Sadly, it’s instead less of a game because there is too little stuff inside of it.

It might seem silly of me to criticize the game for being too small. After all, plenty of great games are light, fleeting experiences, and, anyway, the raison d’etre for Cardinal Quest 2 is to be an accessible take on an otherwise complex genre. However, the failure of this game teaches us just how important complexity is for a roguelike to work—without a big network of systems churning beneath the surface, a roguelike simply falls apart.

Moment-to-moment, a roguelike is just a clunky turn-based RPG. We don’t play to kill monsters, we play to interact with the system, to try new strategies and find new ways to interact with the engine of randomness that churns beneath the surface. Death is always profound, since every playthrough is singular, but the deaths are importantly never frustrating, since new stories always await along the next path.

In Cardinal Quest 2, that engine of randomness just has far too few systems to throw around for anything noteworthy to emerge. There is no large-scale randomization—instead the game consists of a linear progression of stages, and while the layout within each one is randomized, the randomization only exists in the details. The enemies might be in different places, but the second level will always be a bandit-filled town, the following forest will always be infested by spiders, and there will always be a minotaur in the castle basement.
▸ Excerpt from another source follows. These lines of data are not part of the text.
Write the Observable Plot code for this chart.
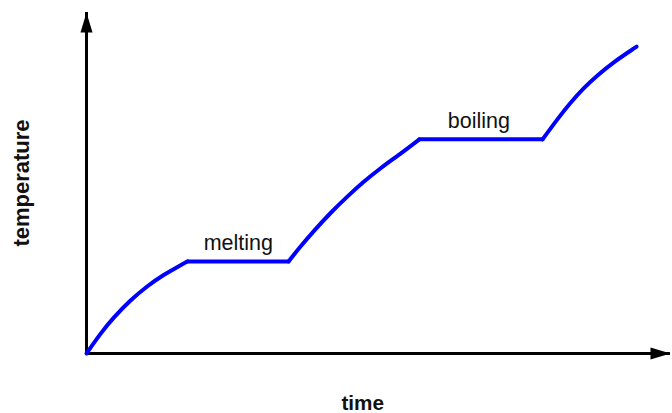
<!DOCTYPE html>
<html>
<head>
<meta charset="utf-8">
<script src="https://cdn.jsdelivr.net/npm/d3@7"></script>
<script src="https://cdn.jsdelivr.net/npm/@observablehq/plot@0.6"></script>
<style>
  html, body { margin: 0; padding: 0; background: #fff; }
  #chart svg { display: block; }
</style>
</head>
<body>
<div id="chart"></div>
<script>
// Heating curve (arbitrary units, 0–100 on both axes);
// each phase segment repeats its boundary points so the segments join.
const phase = [
  "solid","solid","solid","solid","solid","solid","solid","solid",
  "melting","melting",
  "liquid","liquid","liquid","liquid","liquid","liquid","liquid","liquid","liquid","liquid",
  "boiling","boiling",
  "gas","gas","gas","gas","gas","gas","gas"
];
const time = [
  0, 2.4, 4.6, 7.5, 10.4, 13.2, 16.1, 17.3,
  17.3, 34.6,
  34.6, 36.6, 38.9, 41.8, 44.7, 47.4, 50.3, 53.3, 56.0, 57.0,
  57.0, 78.1,
  78.1, 80.7, 82.9, 85.1, 87.5, 90.2, 94.2
];
const temperature = [
  0, 5.9, 10.5, 15.6, 19.8, 23.1, 25.9, 27.0,
  27.0, 27.0,
  27.0, 31.3, 35.9, 41.3, 46.1, 50.3, 54.3, 58.0, 61.5, 62.8,
  62.8, 62.8,
  62.8, 68.9, 73.6, 77.8, 81.6, 85.4, 90.0
];

const phaseLabels = ["melting", "boiling"];
const phaseX = [26.0, 67.2];
const phaseY = [30.4, 66.0];

const xTitle = "time";
const yTitle = "temperature";
const axisMax = 100;

const curve = time.map((t, i) => ({time: t, temperature: temperature[i], phase: phase[i]}));
const phases = phaseLabels.map((label, i) => ({label, x: phaseX[i], y: phaseY[i]}));

const arrowHead = {
  draw(ctx) {
    ctx.moveTo(0, 0);
    ctx.lineTo(6, 20);
    ctx.lineTo(-6, 20);
    ctx.closePath();
  }
};

const font = "'Liberation Sans', Arial, Helvetica, sans-serif";

const chart = Plot.plot({
  width: 672,
  height: 413,
  marginLeft: 86,
  marginRight: 2,
  marginTop: 12,
  marginBottom: 60,
  style: {fontFamily: font, background: "#fff", overflow: "visible"},
  x: {domain: [0, axisMax], axis: null},
  y: {domain: [0, axisMax], axis: null},
  marks: [
    Plot.ruleY([0], {stroke: "black", strokeWidth: 3}),
    Plot.ruleX([0], {stroke: "black", strokeWidth: 3}),
    Plot.dot([{x: 0, y: axisMax}], {x: "x", y: "y", symbol: arrowHead, fill: "black", stroke: null}),
    Plot.dot([{x: axisMax, y: 0}], {x: "x", y: "y", symbol: arrowHead, fill: "black", stroke: null, rotate: 90}),
    Plot.line(curve, {x: "time", y: "temperature", z: "phase", curve: "basis", stroke: "#0000ff", strokeWidth: 4, strokeLinejoin: "round", strokeLinecap: "round"}),
    Plot.text(phases, {x: "x", y: "y", text: "label", fontSize: 21.5, fill: "#111", lineAnchor: "bottom", textAnchor: "middle"}),
    Plot.text([xTitle], {x: [47.3], text: (d) => d, frameAnchor: "bottom", lineAnchor: "bottom", textAnchor: "middle", dy: 56, fontSize: 20.7, fontWeight: "bold", fill: "#111"}),
    Plot.text([yTitle], {y: [50], text: (d) => d, frameAnchor: "left", lineAnchor: "bottom", textAnchor: "middle", dx: -58, rotate: -90, fontSize: 22, fontWeight: "bold", fill: "#111"})
  ]
});

document.getElementById("chart").appendChild(chart);
</script>
</body>
</html>
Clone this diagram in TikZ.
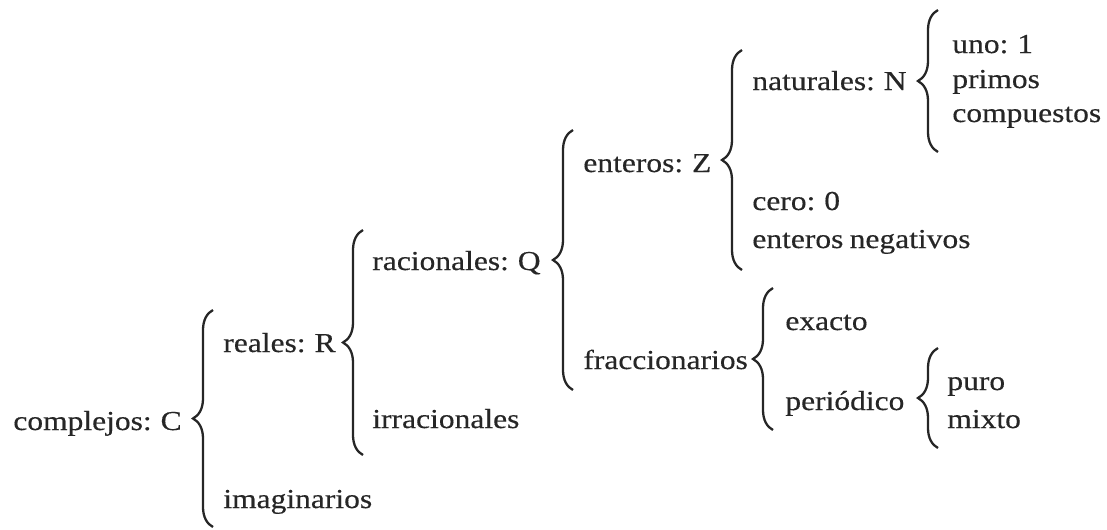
\documentclass[tikz,border=0pt]{standalone}
\usepackage{fontspec}
\setmainfont[FakeStretch=1.15, FakeBold=0.4, WordSpace=0.8]{Liberation Serif}
\usetikzlibrary{decorations.pathreplacing}
\definecolor{ink}{HTML}{262626}

\begin{document}
\begin{tikzpicture}[
  x=0.02cm, y=-0.02cm,
  every node/.style={font=\fontsize{15.6pt}{19pt}\selectfont, text=ink, inner sep=0pt},
  term/.style={anchor=base west},
  llave/.style={draw=ink, line width=1.3pt, decorate, decoration={brace, amplitude=0.4cm}}
]
\useasboundingbox (0,0) rectangle (1107,529);

% level 1
\node[term] (compl) at (13,430)  {complejos: C};
% level 2
\node[term] (real)  at (223,352) {reales: R};
\node[term] (imag)  at (223,508) {imaginarios};
% level 3
\node[term] (racio) at (372,270) {racionales: Q};
\node[term] (irrac) at (372,428) {irracionales};
% level 4
\node[term] (enter) at (583,172) {enteros: Z};
\node[term] (fracc) at (583,369) {fraccionarios};
% level 5
\node[term] (natur) at (752,90)  {naturales: N};
\node[term] (cero)  at (752,210) {cero: 0};
\node[term] (neg)   at (752,248) {enteros negativos};
\node[term] (exac)  at (785,330) {exacto};
\node[term] (perio) at (785,410) {periódico};
% level 6
\node[term] (uno)   at (952,53)  {uno: 1};
\node[term] (prim)  at (952,88)  {primos};
\node[term] (comp)  at (952,122) {compuestos};
\node[term] (puro)  at (947,390) {puro};
\node[term] (mixt)  at (947,428) {mixto};

% brace ends
\coordinate (compl-t) at (213,310);  \coordinate (compl-b) at (213,527);
\coordinate (real-t)  at (363,230);  \coordinate (real-b)  at (363,455);
\coordinate (racio-t) at (573,130);  \coordinate (racio-b) at (573,390);
\coordinate (enter-t) at (742,50);   \coordinate (enter-b) at (742,270);
\coordinate (natur-t) at (938,10);   \coordinate (natur-b) at (938,152);
\coordinate (fracc-t) at (773,288);  \coordinate (fracc-b) at (773,430);
\coordinate (perio-t) at (938,348);  \coordinate (perio-b) at (938,448);

\draw[llave] (compl-b) -- (compl-t);
\draw[llave] (real-b)  -- (real-t);
\draw[llave] (racio-b) -- (racio-t);
\draw[llave] (enter-b) -- (enter-t);
\draw[llave] (natur-b) -- (natur-t);
\draw[llave] (fracc-b) -- (fracc-t);
\draw[llave] (perio-b) -- (perio-t);
\end{tikzpicture}
\end{document}
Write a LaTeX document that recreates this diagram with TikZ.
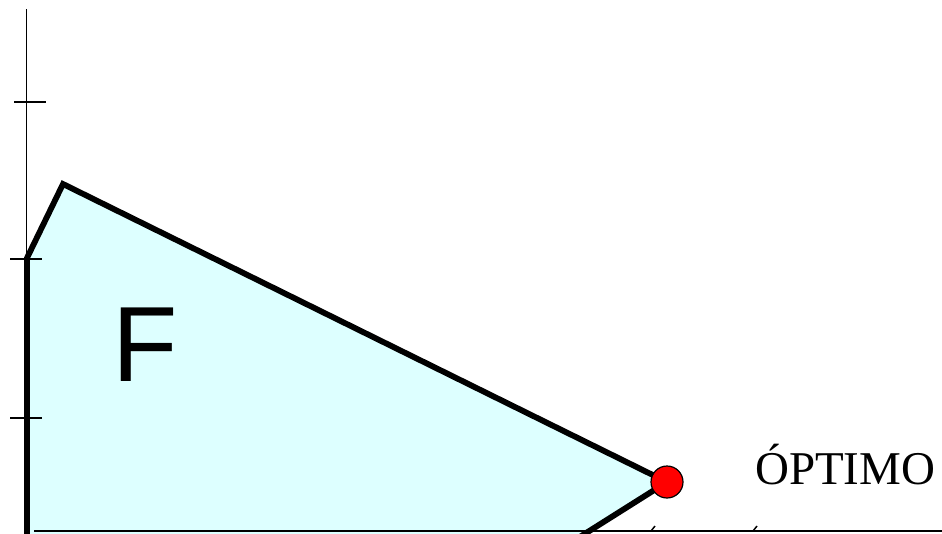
\documentclass[tikz,border=0pt]{standalone}
\usepackage{fontspec}
\setmainfont{Liberation Serif}
\newfontfamily\arialf{Liberation Sans}
\begin{document}
\begin{tikzpicture}[x=1pt,y=-1pt,
  axisline/.style={line width=1.6pt,black},
  edgeline/.style={line width=5.8pt,black,line join=miter},
  optdot/.style={circle,fill=red,draw=black,line width=1.2pt,minimum size=32pt,inner sep=0pt}]
\useasboundingbox (0,0) rectangle (942,533);
% feasible region
\coordinate (p0) at (27,540);
\coordinate (p1) at (27,258);
\coordinate (p2) at (63,184);
\coordinate (p3) at (667,482);
\coordinate (p4) at (575,540);
\fill[fill={rgb,255:red,221;green,255;blue,255}] (p0) -- (p1) -- (p2) -- (p3) -- (p4) -- cycle;
% axes
\coordinate (ytop) at (26.5,9);
\coordinate (ybot) at (26.5,533);
\draw[axisline] (ytop) -- (ybot);
\coordinate (xl) at (34,531);
\coordinate (xr) at (942,531);
\draw[axisline] (xl) -- (xr);
\coordinate (t1a) at (14,102); \coordinate (t1b) at (46,102);
\coordinate (t2a) at (10,259); \coordinate (t2b) at (42,259);
\coordinate (t3a) at (10,418); \coordinate (t3b) at (42,418);
\draw[axisline] (t1a) -- (t1b);
\draw[axisline] (t2a) -- (t2b);
\draw[axisline] (t3a) -- (t3b);
% boundary
\begin{scope}
\clip (0,0) rectangle (942,533);
\draw[edgeline] (p0) -- (p1) -- (p2) -- (p3) -- (p4);
\end{scope}
\node[optdot] (opt) at (p3) {};
% labels
\node[anchor=center,inner sep=0pt,font=\arialf\fontsize{107}{107}\selectfont] (F) at (145,345) {F};
\node[anchor=base west,inner sep=0pt,font=\fontsize{47}{47}\selectfont] (optl) at (755,484) {ÓPTIMO};
% accents of text cut off at the bottom
\coordinate (ac1a) at (651,531); \coordinate (ac1b) at (655,526);
\coordinate (ac2a) at (753,531); \coordinate (ac2b) at (757,526);
\draw[line width=1.5pt] (ac1a) -- (ac1b);
\draw[line width=1.5pt] (ac2a) -- (ac2b);
\end{tikzpicture}
\end{document}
Even though the skills and spells found on scrolls throughout the game create a slightly different dictionary of verbs every playthrough, these are few enough that it never amounts to much of a difference between playthroughs.

This will never be a story I make for myself, it will always be the story of me killing—or trying to kill—the Minotaur in the castle basement, in pretty much the same way, with pretty much the same equipment, using pretty much the same strategy.

Which is, in the end, a shame. This could have been a game with the eternal story-generating capabilities of roguelikes without the convoluted interfaces that classic roguelikes normally have—instead it feels like a clunky turn-based RPG with a harsh death penalty. Failing to catch that final essential element of the Berlin Interpretation of roguelikes—the complexity—lost it the essential qualities of the genre, and while it is easy to play, it is also easy to put down.